Some severely-epileptic patients have the seizure-stricken parts of the brain removed. This standard procedure requires cutting the skull open and putting large, button-sized electrodes on the brain to determine just what needs removal. The electrodes are then taken off the brain.

The University of Utah team worked with an epileptic patient who let them crowd together much smaller devices, called micro-electrocorticography, onto his brain prior to surgery.

"The microelectrode grids that we placed on top of the brain are actually simple technology," Greger said. Made from platinum wires and silicone, a grid of 16 microelectrodes is less than a centimeter in diameter.

"The hard part for us was to figure out how to take the recordings we got from the microelectrodes and relate it to the words that the patients were speaking," Greger said.
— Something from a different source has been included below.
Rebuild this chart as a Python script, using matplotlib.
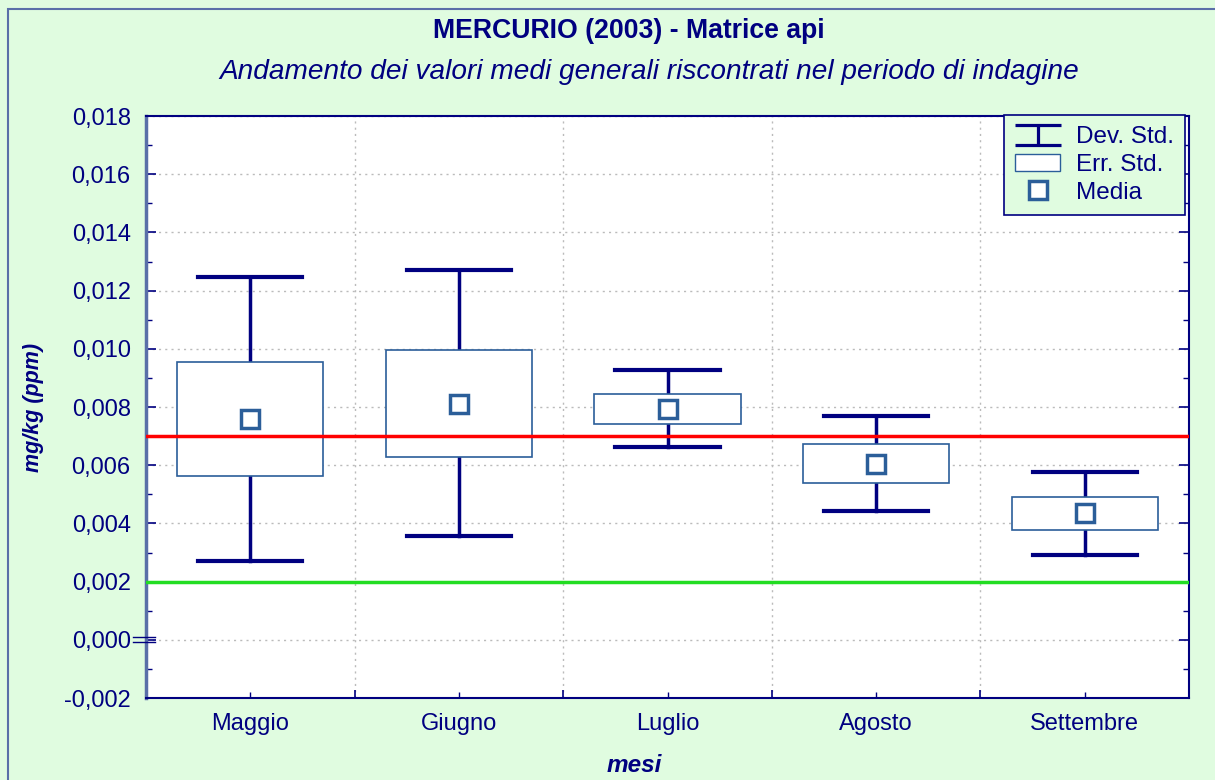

Microelectrode grids sat on two parts of the volunteer's brain crucial for speech: the Face-Motor Cortex and Wernicke's area. Both grids were hooked up to a computer and run through an algorithm. The researchers asked the volunteer to repeat a string of 10 words out loud while the computer read the brain signals: "yes," "no," "hot," "cold," "hungry," "thirsty," "hello," "goodbye," "more" and "less."

Scientists Hope Speech Synthesizer Can Turn Brain Signals Into Words

Looking at the brain patterns from the string of words, the scientists matched the right word to the corresponding signal between 28 percent and 48 percent of the time, which is better than chance.

"As we increased the number of words, it dropped," Greger said. "We want it to be closer to 90 percent."

Now that they have proof of concept, the team plans to test a larger number of microelectrodes on more volunteers.

"We need to get more electrodes to get more information from the brain," Greger said. "We also need to account for the subtleties of the brain." For example, the word "yes" can be said in many different ways, and have multiple meanings.

Ideally, the microelectrodes would be linked to a speech synthesizer to turn the signals into spoken words.

Philip Kennedy, who heads up Neural Signals, Inc. in Duluth, Ga., also works on using brain signals to help locked in patients, using a smaller electrode than the University of Utah's microelectrode grid.

He hopes the University of Utah team brings their work to fruition.

"If you could cover the whole cortex with tiny electrodes, if they could get them close together, this will help greatly in not only detecting more words but actually probably doing it faster so we get closer to almost conversational speech," Kennedy said.